IRAQ'S most influential cleric, Grand Ayatollah Ali al Sistani, has thrown his weight behind the new prime minister, calling for national unity to contain sectarian bloodshed and an offensive by Islamic State militants that threatens Baghdad.
Speaking after Nouri al Maliki finally stepped down as prime minister under heavy pressure from allies at home and abroad, the spiritual leader of Iraq's Shi'ite majority said the handover to Mr Maliki's party colleague Haider al- Abadi offered a rare opportunity to resolve political and security crises.
Iraq has been plunged into its worst violence since the peak of a sectarian civil war in 2006-2007, with Sunni fighters led by the Islamic State over-running large parts of the west and north, forcing hundreds of thousands to flee for their lives and threatening the ethnic Kurds in their autonomous province.

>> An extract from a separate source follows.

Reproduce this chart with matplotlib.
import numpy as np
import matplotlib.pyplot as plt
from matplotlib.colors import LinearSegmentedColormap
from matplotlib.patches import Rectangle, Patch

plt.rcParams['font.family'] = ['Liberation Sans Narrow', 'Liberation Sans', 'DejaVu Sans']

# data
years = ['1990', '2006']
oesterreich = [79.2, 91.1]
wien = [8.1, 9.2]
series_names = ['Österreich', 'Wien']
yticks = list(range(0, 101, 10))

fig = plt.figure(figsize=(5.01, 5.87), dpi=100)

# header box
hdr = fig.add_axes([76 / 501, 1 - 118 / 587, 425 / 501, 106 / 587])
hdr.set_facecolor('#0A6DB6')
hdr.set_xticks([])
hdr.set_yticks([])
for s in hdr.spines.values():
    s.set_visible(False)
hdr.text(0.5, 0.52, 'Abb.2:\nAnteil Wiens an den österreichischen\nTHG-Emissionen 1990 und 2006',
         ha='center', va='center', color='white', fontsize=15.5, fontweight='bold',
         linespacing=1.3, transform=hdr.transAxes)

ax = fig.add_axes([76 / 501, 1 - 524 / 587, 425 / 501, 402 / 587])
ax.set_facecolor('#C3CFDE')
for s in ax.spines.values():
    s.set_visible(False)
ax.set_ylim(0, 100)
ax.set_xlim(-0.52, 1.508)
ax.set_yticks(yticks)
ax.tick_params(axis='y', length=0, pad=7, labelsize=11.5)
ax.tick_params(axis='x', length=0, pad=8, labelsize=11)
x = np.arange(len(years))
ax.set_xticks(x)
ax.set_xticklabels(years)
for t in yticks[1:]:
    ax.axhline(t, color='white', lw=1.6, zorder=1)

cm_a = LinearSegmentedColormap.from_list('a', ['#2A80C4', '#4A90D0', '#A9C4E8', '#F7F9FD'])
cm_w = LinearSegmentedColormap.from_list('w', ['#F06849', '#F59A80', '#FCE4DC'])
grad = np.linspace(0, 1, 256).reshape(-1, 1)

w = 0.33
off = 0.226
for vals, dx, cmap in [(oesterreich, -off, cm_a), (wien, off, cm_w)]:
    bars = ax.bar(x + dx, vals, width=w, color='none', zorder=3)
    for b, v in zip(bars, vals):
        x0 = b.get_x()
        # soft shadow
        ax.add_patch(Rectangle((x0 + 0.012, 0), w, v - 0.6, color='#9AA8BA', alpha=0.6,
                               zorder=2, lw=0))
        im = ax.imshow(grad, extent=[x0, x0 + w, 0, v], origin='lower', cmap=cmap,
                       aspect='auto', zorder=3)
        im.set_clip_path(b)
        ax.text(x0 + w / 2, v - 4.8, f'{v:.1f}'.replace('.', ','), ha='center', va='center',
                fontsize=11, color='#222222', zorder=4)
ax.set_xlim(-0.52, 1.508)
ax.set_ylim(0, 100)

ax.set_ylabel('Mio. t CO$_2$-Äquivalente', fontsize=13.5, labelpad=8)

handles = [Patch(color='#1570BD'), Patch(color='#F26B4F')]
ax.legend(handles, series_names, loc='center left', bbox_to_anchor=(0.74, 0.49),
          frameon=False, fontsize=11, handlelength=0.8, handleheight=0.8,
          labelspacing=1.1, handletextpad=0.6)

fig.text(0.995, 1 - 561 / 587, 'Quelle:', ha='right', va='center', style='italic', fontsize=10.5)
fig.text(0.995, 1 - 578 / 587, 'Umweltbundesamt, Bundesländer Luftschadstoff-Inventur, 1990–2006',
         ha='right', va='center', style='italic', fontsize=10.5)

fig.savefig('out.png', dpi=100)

Mr Sistani told the country's feuding politicians to live up to their "historic responsibility" by cooper-ating with Mr Abadi as he tries to form a government and overcome divisions among the Shi'ite, Sunni and Kurdish communities that deepened as Mr Maliki pursued what critics saw as a sectarian Shi'ite agenda.
Mr Abadi urged his countrymen to unite and cautioned the road ahead would be tough. Mr Maliki ended eight years in power late on Thursday standing next to his successor.